MIAX is becoming a higher-quality cash compounder, but the market may still underappreciate how much of the current margin step-up is coming from mix shift rather than just volume. The key second-order effect is that growth in higher-capture floor activity and complex order flow can expand RPC faster than headline market share suggests, which is why earnings power can keep surprising even if share oscillates quarter to quarter. That dynamic also makes the name less exposed to a single volume print and more dependent on product design, routing preferences, and microstructure changes. The Bloomberg futures launch is the more interesting catalyst than the reported quarter. If even a modest slice of equity beta migrates into MIAX’s new suite, the company can layer incremental fee streams on top of an already leveraged cost base, while the OCC-clearing angle may attract participants looking for margin efficiency rather than pure trading alpha. The risk is execution: futures adoption tends to be slower than equity options, so the near-term story likely hinges on marketing spend and liquidity-provider onboarding before revenue meaningfully inflects.

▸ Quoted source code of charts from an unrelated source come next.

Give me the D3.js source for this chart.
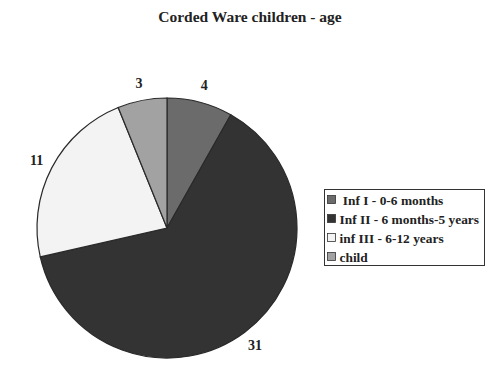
<!DOCTYPE html>
<html><head><meta charset="utf-8">
<script src="https://cdn.jsdelivr.net/npm/d3@7/dist/d3.min.js"></script>
<style>body{margin:0;background:#fff;}svg{display:block;}</style>
</head><body>
<svg id="c" width="500" height="367"></svg>
<script>
const categories = ["Inf I - 0-6 months", "Inf II - 6 months-5 years", "inf III - 6-12 years", "child"];
const legendLabels = ["\u00a0Inf I - 0-6 months", "Inf II - 6 months-5 years", "inf III - 6-12 years", "child"];
const values = [4, 31, 11, 3];
const colors = ["#6b6b6b", "#333333", "#f3f3f3", "#a2a2a2"];
const title = "Corded Ware children - age";

const svg = d3.select("#c");
const font = "'Liberation Serif','Times New Roman',serif";
const cx = 167, cy = 228, r = 130;

svg.append("text").attr("x", 250).attr("y", 22).attr("text-anchor", "middle")
  .attr("font-family", font).attr("font-weight", "bold").attr("font-size", 15.5)
  .attr("fill", "#222").text(title);

const color = d3.scaleOrdinal().domain(categories).range(colors);
const pie = d3.pie().sort(null).value(d => d.v);
const data = pie(categories.map((c, i) => ({c, v: values[i]})));
const arc = d3.arc().innerRadius(0).outerRadius(r);
const labelArc = d3.arc().innerRadius(147).outerRadius(147);

const g = svg.append("g").attr("transform", `translate(${cx},${cy})`);
g.selectAll("path").data(data).join("path")
  .attr("d", arc).attr("fill", d => color(d.data.c))
  .attr("stroke", "#2a2a2a").attr("stroke-width", 1.2);

g.selectAll("text.lbl").data(data).join("text").attr("class", "lbl")
  .attr("transform", d => `translate(${labelArc.centroid(d)})`)
  .attr("text-anchor", "middle").attr("dominant-baseline", "central")
  .attr("font-family", font).attr("font-weight", "bold").attr("font-size", 14)
  .attr("fill", "#222").text(d => d.data.v);

// legend
const lg = svg.append("g");
lg.append("rect").attr("x", 324.5).attr("y", 189.5).attr("width", 160).attr("height", 76)
  .attr("fill", "#fff").attr("stroke", "#333").attr("stroke-width", 1);
const ly = d3.scalePoint().domain(categories).range([200, 257]);
categories.forEach((c, i) => {
  const y = ly(c);
  lg.append("rect").attr("x", 327.5).attr("y", y - 4.5).attr("width", 8).attr("height", 8)
    .attr("fill", color(c)).attr("stroke", "#333").attr("stroke-width", 0.8);
  lg.append("text").attr("x", 339.5).attr("y", y).attr("dominant-baseline", "central")
    .attr("font-family", font).attr("font-weight", "bold").attr("font-size", 13.4)
    .attr("fill", "#222").text(legendLabels[i]);
});
</script>
</body></html>
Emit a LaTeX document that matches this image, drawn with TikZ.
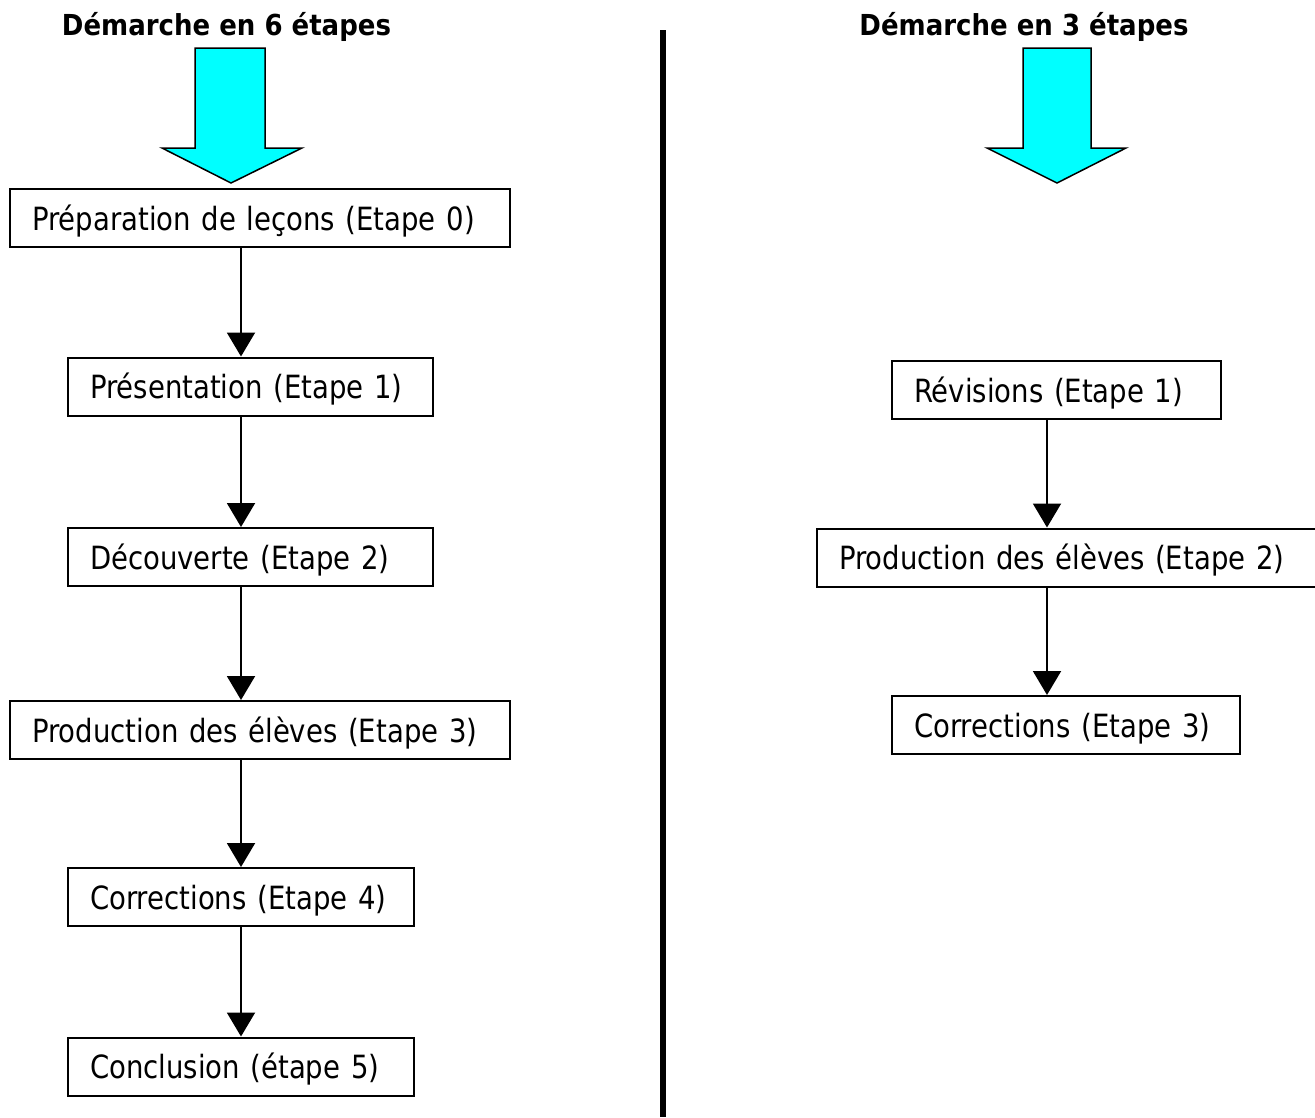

The MIAXDX divestiture is easy to misread as a one-time gain and ignore, but the retained 10% stake creates a free embedded call on prediction-market adoption without capital drag. That said, the larger strategic takeaway is capital allocation: with a near-debt-free balance sheet and ample cash, MIAX can fund product launches and bolt-on deals while competitors are forced to be more selective. The main downside is that valuation can compress if investors conclude the current EPS uplift is overly benefited by non-recurring items, front-loaded CapEx, or temporary market volatility rather than durable operating leverage.